Article 74 of the UN Charter encourages the principle that reflects states' commitment that 'their policy in their metropolitan areas must be based on the general principle of good neighbourliness'. States should not exercise their rights in a way which infringes upon the rights of other states. This principle is reflected in many treaties, international acts and non-binding instruments, providing for instruments such as environmental impact assessments, and information exchange, consultation and notification.
Sustainable development is defined by the 1987 Brundtland Report as development that 'meets the needs of the present generation without compromising the ability of future generations to meet their own needs'. The principle of sustainable development encapsulates the dual requirement of economic planning not to exceed the capacities of the biosphere to provide resources, and to absorb wastes, while ensuring that overall living standards improve.
In answer to the apparent dichotomy that economic growth necessarily means depletion of resources, the Brundtland Report asserts that 'technology and social organisation can be both managed and improved to make way for a new era of economic growth'. There are four elements to sustainable development: inter-generational equity, sustainable use, equitable use, integration of environment and development.
Where there is uncertainty, the risk of irreversible damage to shared natural resources should be avoided by a precautionary approach. Lack of scientific proof should not be the reason for going ahead with potentially risky actions, where there are good grounds for concern.
Principle 15 of the 1992 Rio Declaration: 'In order to protect the environment, the precautionary approach shall be widely applied by states according to their capabilities. Where there are threats of serious or irreversible damage, lack of full scientific certainty shall not be used as a reason for postponing cost-effective measures to prevent environmental degradation.
Article 191 EC Lisbon Treaty: "Union policy on the environment shall aim at a high level of protection taking into account the diversity of situations in the various regions of the Union. It shall be based on the precautionary principle and on the principles that preventive action should be taken, that environmental damage should as a priority be rectified at source and that the polluter should pay."

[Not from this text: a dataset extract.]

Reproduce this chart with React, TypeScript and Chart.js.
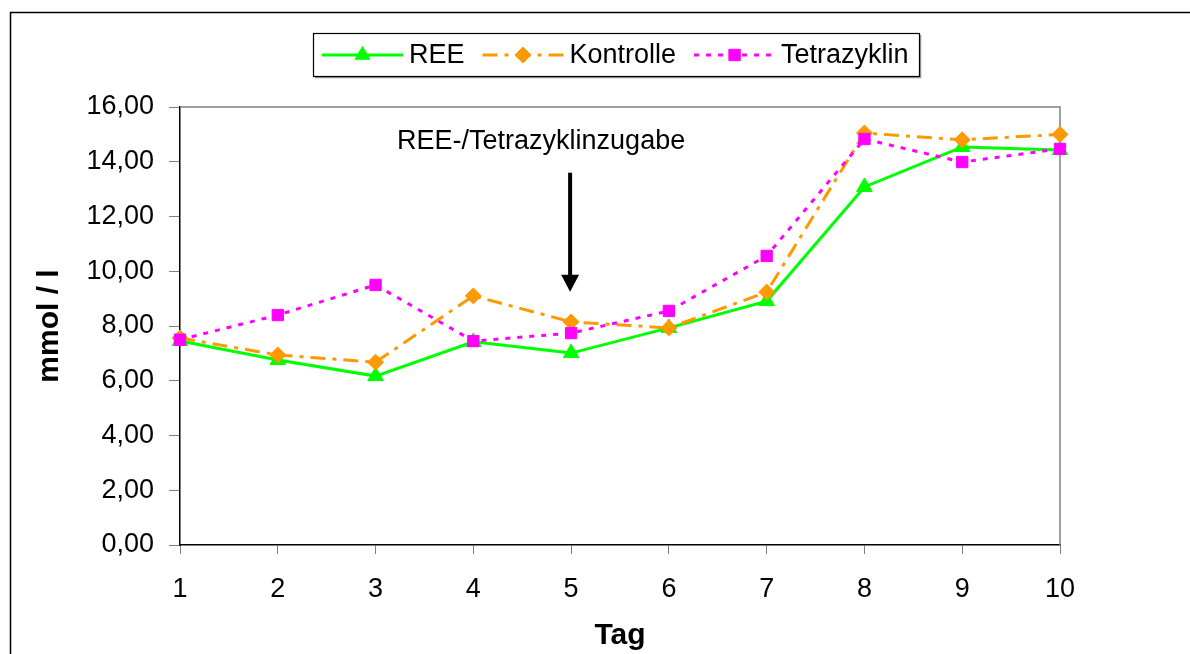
import React, { useEffect, useRef } from 'react';
import { Chart, registerables } from 'chart.js';

Chart.register(...registerables);

// ---------- data ----------
const days: string[] = ['1', '2', '3', '4', '5', '6', '7', '8', '9', '10'];
const reeValues: number[] = [7.45, 6.76, 6.17, 7.42, 7.01, 7.93, 8.91, 13.08, 14.54, 14.43];
const kontrolleValues: number[] = [7.56, 6.94, 6.68, 9.1, 8.15, 7.93, 9.24, 15.05, 14.8, 15.0];
const tetrazyklinValues: number[] = [7.5, 8.4, 9.5, 7.45, 7.74, 8.55, 10.56, 14.83, 13.99, 14.47];
const seriesNames: string[] = ['REE', 'Kontrolle', 'Tetrazyklin'];
const yMin = 0;
const yMax = 16;
const yStep = 2;
const xTitle = 'Tag';
const yTitle = 'mmol / l';
const annotationText = 'REE-/Tetrazyklinzugabe';
const arrowDayIndex = 4;
const arrowFromValue = 13.6;
const arrowToValue = 9.25;
const annotationTextValue = 14.73;

const FONT = "'Liberation Sans', Arial, Helvetica, sans-serif";

const GREEN = '#00FF00';
const ORANGE = '#FF9900';
const MAGENTA = '#FF00FF';

type Marker = 'triangle' | 'diamond' | 'square';

function drawMarker(ctx: CanvasRenderingContext2D, kind: Marker, x: number, y: number, color: string) {
  ctx.save();
  ctx.fillStyle = color;
  ctx.strokeStyle = color;
  ctx.lineWidth = 1;
  ctx.setLineDash([]);
  ctx.beginPath();
  if (kind === 'triangle') {
    const r = 8.5;
    const s = Math.sin((2 * Math.PI) / 3) * r;
    ctx.moveTo(x, y - r);
    ctx.lineTo(x + s, y + r / 2);
    ctx.lineTo(x - s, y + r / 2);
  } else if (kind === 'diamond') {
    const r = 8;
    ctx.moveTo(x, y - r);
    ctx.lineTo(x + r, y);
    ctx.lineTo(x, y + r);
    ctx.lineTo(x - r, y);
  } else {
    const h = 5.7;
    ctx.rect(x - h, y - h, 2 * h, 2 * h);
  }
  ctx.closePath();
  ctx.fill();
  ctx.stroke();
  ctx.restore();
}

const legendMarkers: Marker[] = ['triangle', 'diamond', 'square'];

const decorPlugin = {
  id: 'decor',
  beforeDraw(chart: any) {
    const ctx: CanvasRenderingContext2D = chart.ctx;
    ctx.save();
    ctx.strokeStyle = '#000';
    ctx.lineWidth = 1.5;
    ctx.strokeRect(10.5, 12.5, 1400, 900);
    ctx.restore();
  },
  beforeDatasetsDraw(chart: any) {
    const ctx: CanvasRenderingContext2D = chart.ctx;
    const a = chart.chartArea;
    ctx.save();
    ctx.strokeStyle = '#808080';
    ctx.lineWidth = 1.5;
    ctx.beginPath();
    ctx.moveTo(a.left, a.top);
    ctx.lineTo(a.right, a.top);
    ctx.lineTo(a.right, a.bottom);
    ctx.stroke();
    ctx.restore();
  },
  afterDraw(chart: any) {
    const ctx: CanvasRenderingContext2D = chart.ctx;
    const xs = chart.scales.x;
    const ys = chart.scales.y;

    // ----- legend -----
    const boxL = 313, boxT = 33, boxW = 606, boxH = 43;
    ctx.save();
    ctx.strokeStyle = '#999';
    ctx.lineWidth = 1.5;
    ctx.beginPath();
    ctx.moveTo(boxL + 2, boxT + boxH + 1.5);
    ctx.lineTo(boxL + boxW + 1.5, boxT + boxH + 1.5);
    ctx.lineTo(boxL + boxW + 1.5, boxT + 2);
    ctx.stroke();
    ctx.strokeStyle = '#000';
    ctx.lineWidth = 1.2;
    ctx.strokeRect(boxL + 0.5, boxT + 0.5, boxW, boxH);

    ctx.font = `27px ${FONT}`;
    ctx.textBaseline = 'middle';
    ctx.textAlign = 'left';
    let x = 322;
    const y = boxT + boxH / 2 + 0.5;
    chart.data.datasets.forEach((ds: any, i: number) => {
      ctx.save();
      ctx.strokeStyle = ds.borderColor;
      ctx.lineWidth = 3;
      ctx.setLineDash(ds.borderDash || []);
      ctx.beginPath();
      ctx.moveTo(x, y);
      ctx.lineTo(x + 81, y);
      ctx.stroke();
      ctx.restore();
      drawMarker(ctx, legendMarkers[i], x + 40.5, y, ds.borderColor);
      ctx.fillStyle = '#000';
      ctx.fillText(ds.label, x + 87, y + 1);
      x += 87 + ctx.measureText(ds.label).width + 18;
    });
    ctx.restore();

    // ----- annotation -----
    const ax = xs.getPixelForValue(arrowDayIndex);
    const yTop = ys.getPixelForValue(arrowFromValue);
    const yTip = ys.getPixelForValue(arrowToValue);
    ctx.save();
    ctx.fillStyle = '#000';
    ctx.font = `27px ${FONT}`;
    ctx.textAlign = 'center';
    ctx.textBaseline = 'middle';
    ctx.fillText(annotationText, ax - 30, ys.getPixelForValue(annotationTextValue));
    ctx.strokeStyle = '#000';
    ctx.lineWidth = 4;
    ctx.beginPath();
    ctx.moveTo(ax - 1, yTop);
    ctx.lineTo(ax - 1, yTip - 14);
    ctx.stroke();
    ctx.beginPath();
    ctx.moveTo(ax - 10, yTip - 17);
    ctx.lineTo(ax + 8, yTip - 17);
    ctx.lineTo(ax - 1, yTip);
    ctx.closePath();
    ctx.fill();
    ctx.restore();
  },
};

export default function App() {
  const canvasRef = useRef<HTMLCanvasElement | null>(null);

  useEffect(() => {
    if (!canvasRef.current) return;
    const chart = new Chart(canvasRef.current, {
      type: 'line',
      data: {
        labels: days,
        datasets: [
          {
            label: seriesNames[0],
            data: reeValues,
            borderColor: GREEN,
            backgroundColor: GREEN,
            borderWidth: 3,
            pointStyle: 'triangle',
            pointRadius: 9,
            pointBorderWidth: 1,
            tension: 0,
            fill: false,
            order: 3,
          },
          {
            label: seriesNames[1],
            data: kontrolleValues,
            borderColor: ORANGE,
            backgroundColor: ORANGE,
            borderWidth: 3,
            borderDash: [15, 7, 4, 7],
            pointStyle: 'rectRot',
            pointRadius: 8,
            pointBorderWidth: 1,
            tension: 0,
            fill: false,
            order: 2,
          },
          {
            label: seriesNames[2],
            data: tetrazyklinValues,
            borderColor: MAGENTA,
            backgroundColor: MAGENTA,
            borderWidth: 3,
            borderDash: [5, 7],
            pointStyle: 'rect',
            pointRadius: 8,
            pointBorderWidth: 1,
            tension: 0,
            fill: false,
            order: 1,
          },
        ],
      },
      options: {
        responsive: false,
        animation: false,
        events: [],
        layout: { padding: { top: 107, right: 130, left: 0, bottom: 0 } },
        plugins: {
          legend: { display: false },
          tooltip: { enabled: false },
        },
        scales: {
          x: {
            type: 'category',
            offset: false,
            grid: { drawOnChartArea: false, drawTicks: true, tickLength: 9, color: '#808080', lineWidth: 1 },
            border: { color: '#000', width: 1.5 },
            ticks: {
              color: '#000',
              font: { family: FONT, size: 27 },
              padding: 19,
              maxRotation: 0,
              autoSkip: false,
            },
            title: {
              display: true,
              text: xTitle,
              color: '#000',
              font: { family: FONT, size: 30, weight: 'bold' },
              padding: { top: 0, bottom: 0 },
            },
            afterFit(scale: any) {
              scale.height = 109;
            },
          },
          y: {
            min: yMin,
            max: yMax,
            grid: { drawOnChartArea: false, drawTicks: true, tickLength: 11, color: '#808080', lineWidth: 1 },
            border: { color: '#000', width: 1.5 },
            ticks: {
              stepSize: yStep,
              color: '#000',
              font: { family: FONT, size: 27 },
              padding: 15,
              callback: (v: any) => Number(v).toFixed(2).replace('.', ','),
            },
            title: {
              display: true,
              text: yTitle,
              color: '#000',
              font: { family: FONT, size: 30, weight: 'bold' },
              padding: { top: 32, bottom: 0 },
            },
            afterFit(scale: any) {
              scale.width = 180;
            },
          },
        },
      } as any,
      plugins: [decorPlugin],
    });
    return () => chart.destroy();
  }, []);

  return (
    <div style={{ position: 'absolute', left: 0, top: 0, width: 1190, height: 654, overflow: 'hidden', background: '#fff' }}>
      <canvas ref={canvasRef} width={1190} height={654} style={{ width: 1190, height: 654, display: 'block' }} />
    </div>
  );
}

Although there is no common formulation of the principle, there are three basic elements involved: 1. regulatory inaction threatens non-negligible harm, 2. significant scientific uncertainty on cause and effect relationships, 3. as a result, regulatory inaction is unjustified.
Those parties responsible for causing pollution should pay the consequential costs of that pollution.
This principle acknowledges the difference in responsibilities and capabilities between developed and developing nations. It asserts the common responsibility of all states for environmental protection, under consideration of each state's contribution to the environmental pollution, as well as ability to prevent, reduce or control such pollution.
Legal Status of International Law
Principles are not in themselves legally binding, but serve as guidelines for the formulation of more-binding treaties and other instruments. Principles are often listed in the preamble to treaties and other environmental and jurisprudence documents.
As was clearly illustrated in the Paris Climate Change Convention, Dec 2015, developing nations prefer to incorporate principles in the bodies of treaties, while developed nations tend to prefer to avoid ambiguity by not including the principles directly within the body of the texts.
Human Rights and the Environment
The association of human rights and the environment underlines that the degradation of environmental standards directly infringes internationally-recognised human rights. There is also the principle that people have an express right to a healthy environment.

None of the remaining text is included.